● Entries with chart source code
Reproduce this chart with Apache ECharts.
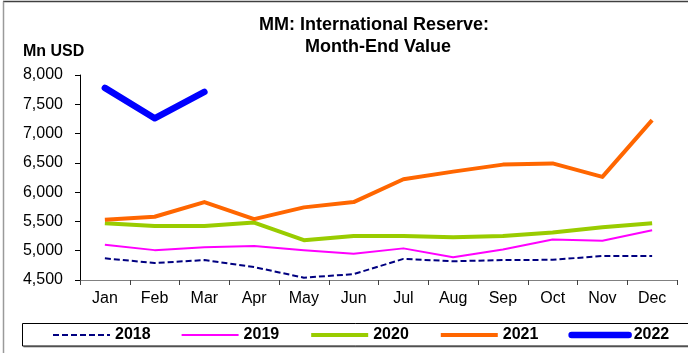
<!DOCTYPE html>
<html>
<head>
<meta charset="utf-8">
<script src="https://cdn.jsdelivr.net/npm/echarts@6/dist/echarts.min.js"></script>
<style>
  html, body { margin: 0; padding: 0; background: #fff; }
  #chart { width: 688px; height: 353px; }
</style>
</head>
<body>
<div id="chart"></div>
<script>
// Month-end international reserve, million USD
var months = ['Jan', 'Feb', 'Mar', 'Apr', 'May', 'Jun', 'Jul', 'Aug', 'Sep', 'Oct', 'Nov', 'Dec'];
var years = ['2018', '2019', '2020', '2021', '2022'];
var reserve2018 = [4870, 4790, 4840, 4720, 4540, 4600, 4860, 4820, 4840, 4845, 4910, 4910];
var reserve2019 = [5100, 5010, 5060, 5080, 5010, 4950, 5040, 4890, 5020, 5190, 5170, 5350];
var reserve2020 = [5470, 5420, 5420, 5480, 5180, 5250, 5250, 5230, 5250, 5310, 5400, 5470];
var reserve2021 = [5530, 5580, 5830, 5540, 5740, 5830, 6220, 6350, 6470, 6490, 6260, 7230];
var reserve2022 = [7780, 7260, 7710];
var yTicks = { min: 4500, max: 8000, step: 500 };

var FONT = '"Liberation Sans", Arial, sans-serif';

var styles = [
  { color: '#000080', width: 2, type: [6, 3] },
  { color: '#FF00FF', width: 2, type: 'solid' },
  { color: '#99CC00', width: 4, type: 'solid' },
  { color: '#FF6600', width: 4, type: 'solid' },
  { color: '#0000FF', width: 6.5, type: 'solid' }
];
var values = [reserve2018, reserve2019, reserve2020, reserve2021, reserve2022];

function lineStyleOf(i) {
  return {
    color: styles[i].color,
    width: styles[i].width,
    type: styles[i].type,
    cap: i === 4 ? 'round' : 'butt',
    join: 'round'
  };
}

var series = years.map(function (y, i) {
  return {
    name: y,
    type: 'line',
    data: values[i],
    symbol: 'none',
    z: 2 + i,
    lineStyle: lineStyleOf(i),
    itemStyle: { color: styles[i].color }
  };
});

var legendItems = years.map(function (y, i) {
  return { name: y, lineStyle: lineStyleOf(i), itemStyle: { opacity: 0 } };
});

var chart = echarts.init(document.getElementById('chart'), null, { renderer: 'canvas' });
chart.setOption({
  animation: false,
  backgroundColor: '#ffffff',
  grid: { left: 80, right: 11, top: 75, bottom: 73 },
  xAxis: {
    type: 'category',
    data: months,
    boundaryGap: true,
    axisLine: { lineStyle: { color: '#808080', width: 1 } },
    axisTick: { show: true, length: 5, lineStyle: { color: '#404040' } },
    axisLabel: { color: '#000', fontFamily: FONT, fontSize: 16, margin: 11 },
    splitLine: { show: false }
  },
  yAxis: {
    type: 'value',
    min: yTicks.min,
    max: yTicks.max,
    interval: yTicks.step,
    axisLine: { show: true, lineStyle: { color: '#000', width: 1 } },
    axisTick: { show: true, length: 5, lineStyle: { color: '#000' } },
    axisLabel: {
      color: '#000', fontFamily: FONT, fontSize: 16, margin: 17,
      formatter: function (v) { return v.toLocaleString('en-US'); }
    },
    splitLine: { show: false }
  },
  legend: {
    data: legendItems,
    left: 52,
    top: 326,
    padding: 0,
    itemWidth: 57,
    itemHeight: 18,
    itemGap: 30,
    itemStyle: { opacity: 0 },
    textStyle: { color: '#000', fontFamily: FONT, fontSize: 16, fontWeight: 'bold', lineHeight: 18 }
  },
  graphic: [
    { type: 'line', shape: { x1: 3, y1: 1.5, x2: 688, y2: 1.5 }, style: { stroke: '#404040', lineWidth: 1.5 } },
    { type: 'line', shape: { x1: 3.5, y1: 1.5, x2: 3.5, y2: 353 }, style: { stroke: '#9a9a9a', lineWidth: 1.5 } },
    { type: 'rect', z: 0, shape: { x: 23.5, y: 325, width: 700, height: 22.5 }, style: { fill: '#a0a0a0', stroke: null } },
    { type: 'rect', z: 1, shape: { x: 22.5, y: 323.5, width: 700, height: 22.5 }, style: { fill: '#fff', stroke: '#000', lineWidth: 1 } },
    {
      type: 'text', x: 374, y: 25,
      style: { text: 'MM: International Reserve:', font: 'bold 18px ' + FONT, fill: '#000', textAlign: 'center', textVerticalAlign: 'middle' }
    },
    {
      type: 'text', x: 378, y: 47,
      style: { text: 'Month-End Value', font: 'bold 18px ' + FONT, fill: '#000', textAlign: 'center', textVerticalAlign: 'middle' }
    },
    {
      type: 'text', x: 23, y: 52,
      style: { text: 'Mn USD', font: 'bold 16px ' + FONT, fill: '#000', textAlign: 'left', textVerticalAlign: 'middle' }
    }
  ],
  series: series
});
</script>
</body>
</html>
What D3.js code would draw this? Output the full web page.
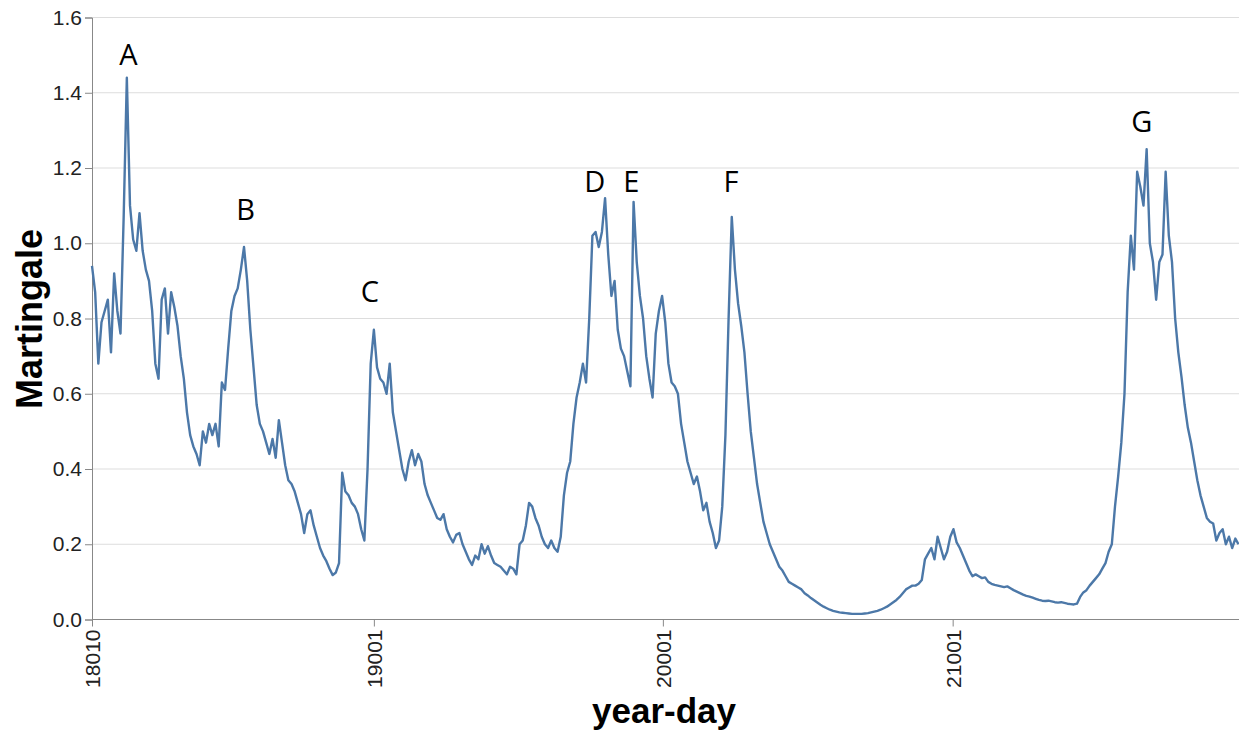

● What you need to do
Pick out every line above that contains the word "this" and copy it.

● Exercise response
Reproduce this chart with Apache ECharts.
What D3.js code would draw this? Output the full web page.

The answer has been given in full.